1. What is the purpose of financial projections?

Financial projections are used to estimate a company's future performance based on historical data, current trends, and assumptions. 

They help businesses plan for the future, assess risks, secure funding, and make informed strategic decisions. 

Additionally, projections allow for the creation of different financial scenarios (optimistic, pessimistic, and base) to show how changes in key factors might impact the company's financial situation. This helps businesses prepare for various potential outcomes.

2. How are scenarios created in financial projections?

Scenarios in financial projections are based on different sets of assumptions about how certain key variables—such as revenue, costs, interest rates, or economic growth—will develop. Typically, three types of scenarios are created:

  • Optimistic scenario: assumes that conditions will be more favorable than expected, such as higher sales or lower costs.
  • Pessimistic scenario: considers unfavorable conditions, like reduced sales or increased expenses.
  • Base or most likely scenario: represents the most realistic outlook based on current assumptions and historical data.

These scenarios help companies visualize potential outcomes under different conditions and prepare to adapt to any significant changes.

3. How often should financial projections and scenarios be updated?
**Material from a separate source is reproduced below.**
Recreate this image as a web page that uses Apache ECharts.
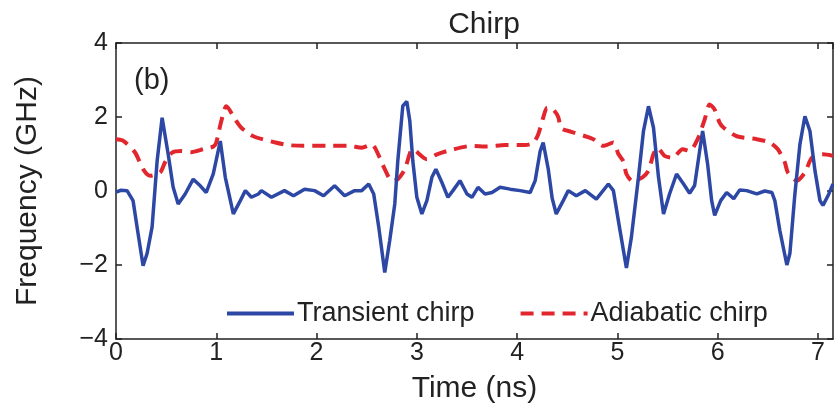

Financial projections and their scenarios should be updated regularly to reflect changes in the business’s internal and external environment.

Typically, projections are reviewed quarterly or annually. 

However, if significant changes occur—such as market fluctuations, regulatory changes, or unforeseen events—it is crucial to review the scenarios more frequently. 

Updating the scenarios helps ensure the projections remain relevant and allows for more agile decision-making based on current data, adjusting strategies in response to changing business conditions.